The Norwegian Petroleum Directorate (NPD) recently released a summary of its resource accounts at the end of 2013 and revealed that the total original recoverable reserves in the Norwegian Continental Shelf (NCS) have touched 14.2 billion cubic meters (scm) in 2013. Of this total, remaining reserves made up 3.17 billion scm while a large chunk of these reserves (nearly 44%) has already been extracted from the NCS.

Table 1: Total recoverable reserves potential of the NCS

Recoverable Reserves
Source: Norwegian Petroleum Directorate

Major recoverable reserves still lie in the North Sea

The data from NPD revealed that the majority of the resources lie in the North Sea despite the recent hype over the potential of the Barents Sea. It was noted that 91% of the crude oil reserves lie in the North Sea while 67% of natural gas and 65% of NGL reserves also reside in the depths of the North Sea.

Figure 1: Reserves in the different areas of the NCS

Recoverable Reserves
Source: Norwegian Petroleum Directorate

On the other hand, future potential is proven to lie in the Barents Sea. Data showed that the majority of undiscovered resources of gas and condensate lie in the Barents Sea. Barents Sea has proven its richness in condensate products rather than crude oil as it also contains the most reserves of condensate among the three areas.

Figure 2: Undiscovered resources (million scm)

Recoverable Reserves
Source: Norwegian Petroleum Directorate

Slow growth in 2013

There was a moderate growth in total reserves in 2013, mainly led by growth in undiscovered resources, which comprised 350 million scm of the total 586 million scm of the additional reserves in 2013. Furthermore, growth has been seen in the Barents Sea area where the Southeastern Barents Sea and the shelf around Jan Mayen together account for 60% of the increase in the NCS reserves.

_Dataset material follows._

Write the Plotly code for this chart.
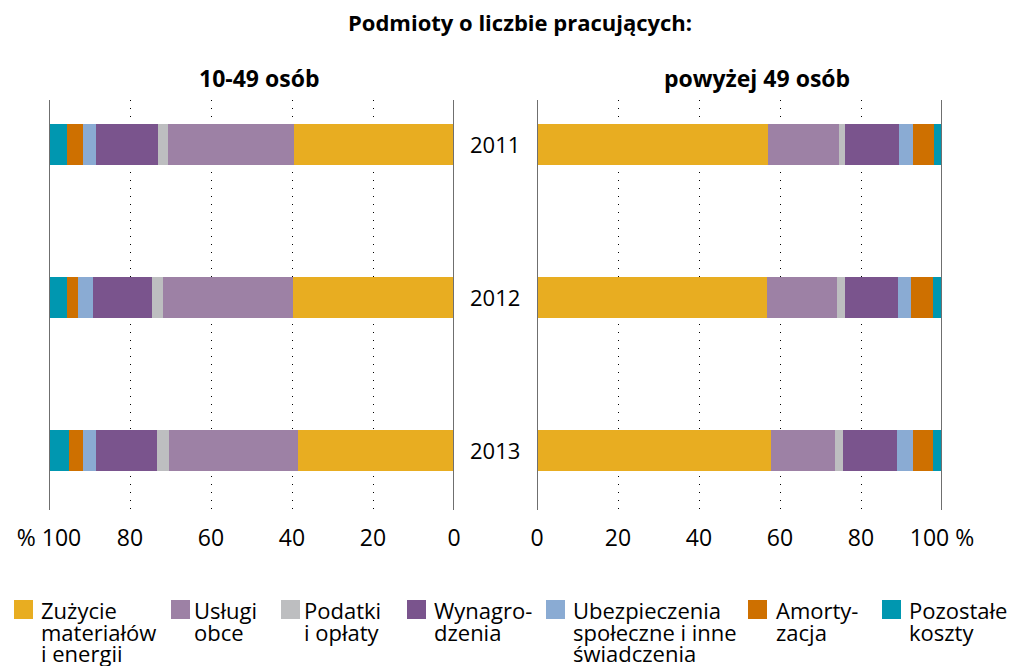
import plotly.graph_objects as go

years = ["2011", "2012", "2013"]
categories = ["Zużycie materiałów i energii", "Usługi obce", "Podatki i opłaty",
              "Wynagrodzenia", "Ubezpieczenia społeczne i inne świadczenia",
              "Amortyzacja", "Pozostałe koszty"]
legend_lines = [["Zużycie", "materiałów", "i energii"], ["Usługi", "obce"],
                ["Podatki", "i opłaty"], ["Wynagro-", "dzenia"],
                ["Ubezpieczenia", "społeczne i inne", "świadczenia"],
                ["Amorty-", "zacja"], ["Pozostałe", "koszty"]]
colors = ["#E8AD21", "#9D81A5", "#BDBEC0", "#7A548D", "#8AABD3", "#CE7000", "#0097B0"]

# 10-49 osób (values per year, %)
small_zuzycie = [39.5, 39.8, 38.5]
small_uslugi = [31.1, 32.1, 31.9]
small_podatki = [2.5, 2.7, 2.9]
small_wynagr = [15.3, 14.5, 15.1]
small_ubezp = [3.2, 3.7, 3.2]
small_amort = [4.0, 2.7, 3.5]
small_pozost = [4.4, 4.5, 4.9]

# powyżej 49 osób
large_zuzycie = [57.0, 56.8, 57.8]
large_uslugi = [17.6, 17.3, 15.8]
large_podatki = [1.4, 1.9, 2.0]
large_wynagr = [13.4, 13.1, 13.3]
large_ubezp = [3.4, 3.2, 3.9]
large_amort = [5.1, 5.6, 5.1]
large_pozost = [2.1, 2.1, 2.1]

small = [small_zuzycie, small_uslugi, small_podatki, small_wynagr, small_ubezp, small_amort, small_pozost]
large = [large_zuzycie, large_uslugi, large_podatki, large_wynagr, large_ubezp, large_amort, large_pozost]

tick_vals = [0, 20, 40, 60, 80, 100]
left_ticks = ["0", "20", "40", "60", "80", "% 100"]
right_ticks = ["0", "20", "40", "60", "80", "100 %"]

W, H = 1018, 666
OFF = 8  # page body margin offset
FONT = "Open Sans"


def px(x):
    return (x - OFF) / W


def py(y):
    return 1 - (y - OFF) / H


fig = go.Figure()
for i, cat in enumerate(categories):
    fig.add_trace(go.Bar(y=years, x=small[i], orientation="h", name=cat,
                         marker=dict(color=colors[i], line=dict(width=0)),
                         xaxis="x", yaxis="y", width=0.27, showlegend=False,
                         hovertemplate="%{y}: %{x}%<extra>" + cat + "</extra>"))
    fig.add_trace(go.Bar(y=years, x=large[i], orientation="h", name=cat,
                         marker=dict(color=colors[i], line=dict(width=0)),
                         xaxis="x2", yaxis="y2", width=0.27, showlegend=False,
                         hovertemplate="%{y}: %{x}%<extra>" + cat + "</extra>"))

ydom = [py(510), py(100)]
yrange = [2.39, -0.29]
xcommon = dict(tickvals=tick_vals, showgrid=True, gridcolor="#000000", gridwidth=1,
               griddash="1px,7px", zeroline=False, showline=False, ticks="",
               tickfont=dict(family=FONT, size=23, color="#000"), ticklabelstandoff=12,
               fixedrange=True, automargin=False)
ycommon = dict(domain=ydom, range=yrange, type="category", showticklabels=False,
               showgrid=False, zeroline=False, automargin=False, fixedrange=True)

fig.update_layout(
    width=W, height=H, barmode="stack", showlegend=False,
    margin=dict(l=0, r=0, t=0, b=0, pad=0, autoexpand=False),
    plot_bgcolor="white", paper_bgcolor="white",
    xaxis=dict(domain=[px(49), px(454)], range=[100, 0], ticktext=left_ticks,
               anchor="y", **xcommon),
    xaxis2=dict(domain=[px(537), px(942)], range=[0, 100], ticktext=right_ticks,
                anchor="y2", **xcommon),
    yaxis=dict(anchor="x", **ycommon),
    yaxis2=dict(anchor="x2", **ycommon),
)

shapes = []
for xr, xv in [("x", 100), ("x", 0), ("x2", 0), ("x2", 100)]:
    shapes.append(dict(type="line", xref=xr, yref="paper", x0=xv, x1=xv,
                       y0=ydom[0], y1=ydom[1], line=dict(color="#6f6f6f", width=2)))

annotations = [
    dict(text="<b>Podmioty o liczbie pracujących:</b>", x=px(520), y=py(22),
         xref="paper", yref="paper", showarrow=False, xanchor="center", yanchor="middle",
         font=dict(family=FONT, size=22, color="#000")),
    dict(text="<b>10-49 osób</b>", x=px(259), y=py(78),
         xref="paper", yref="paper", showarrow=False, xanchor="center", yanchor="middle",
         font=dict(family=FONT, size=23, color="#000")),
    dict(text="<b>powyżej 49 osób</b>", x=px(757), y=py(78),
         xref="paper", yref="paper", showarrow=False, xanchor="center", yanchor="middle",
         font=dict(family=FONT, size=23, color="#000")),
]
for idx, yr in enumerate(years):
    annotations.append(dict(text=yr, x=px(495), y=idx, xref="paper", yref="y",
                            showarrow=False, xanchor="center", yanchor="middle",
                            font=dict(family=FONT, size=22, color="#000")))

sq_x = [14, 171, 281, 407, 546, 748, 882]
txt_x = [40, 193, 303, 433, 572, 775, 908]
for i in range(len(categories)):
    shapes.append(dict(type="rect", xref="paper", yref="paper",
                       x0=px(sq_x[i]), x1=px(sq_x[i] + 19),
                       y0=py(619), y1=py(600),
                       fillcolor=colors[i], line=dict(width=0)))
    for j, line in enumerate(legend_lines[i]):
        annotations.append(dict(text=line, x=px(txt_x[i]), y=py(610 + j * 21.5),
                                xref="paper", yref="paper", showarrow=False,
                                xanchor="left", yanchor="middle", borderpad=0,
                                font=dict(family=FONT, size=22, color="#000")))

fig.update_layout(shapes=shapes, annotations=annotations)
fig.write_html("out.html")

Reserves grew by 102 million scm in 2013, compares with 344 million scm in the previous year. ‘The reason for the low growth rate is that development decisions have been made only for four minor discoveries. Reserve growth from producing fields is the main contributor to the increase in reserves. The greatest increase is in gas reserves, where the Snøhvit field is the largest contributor. The Snorre, Grane and Troll fields have shown the greatest increase in oil reserves. In 2013, 215 million scm were sold and delivered, thus reducing net reserves by 113 million scm,’ reports the NPD.

The NPD further elaborates: “In 2005, the NPD set an oil reserve growth target of 800 million scm by 2015. Oil reserves increased last year by 29 million scm. In comparison, 85 million scm of oil were sold in 2013.. Two million scm of the 2013 growth comes from discoveries the licensees have decided to develop, and 27 million scm comes from fields. Nine years after the NPD set this target, the accumulated reserve growth totals 636 million scm. This is 80 per cent of the authorities’ objective, and shows that it may be difficult to achieve a resource growth of 800 million Scm of oil by 2015.”

Statoil remains the leader in the area

Statoil ASA (NYSE:STO) remained the major operator in the area, being the operator in 47 of the 91 fields currently producing or with approved development plans. At the same time, major companies like Total SA (ADR) (NYSE:TOT) E&P Norge AS and Eni SpA (ADR) (NYSE:E) Norge AS held operatorship in only two fields each while ConocoPhillips (NYSE:COP) Skandinavia AS was the operator for four fields.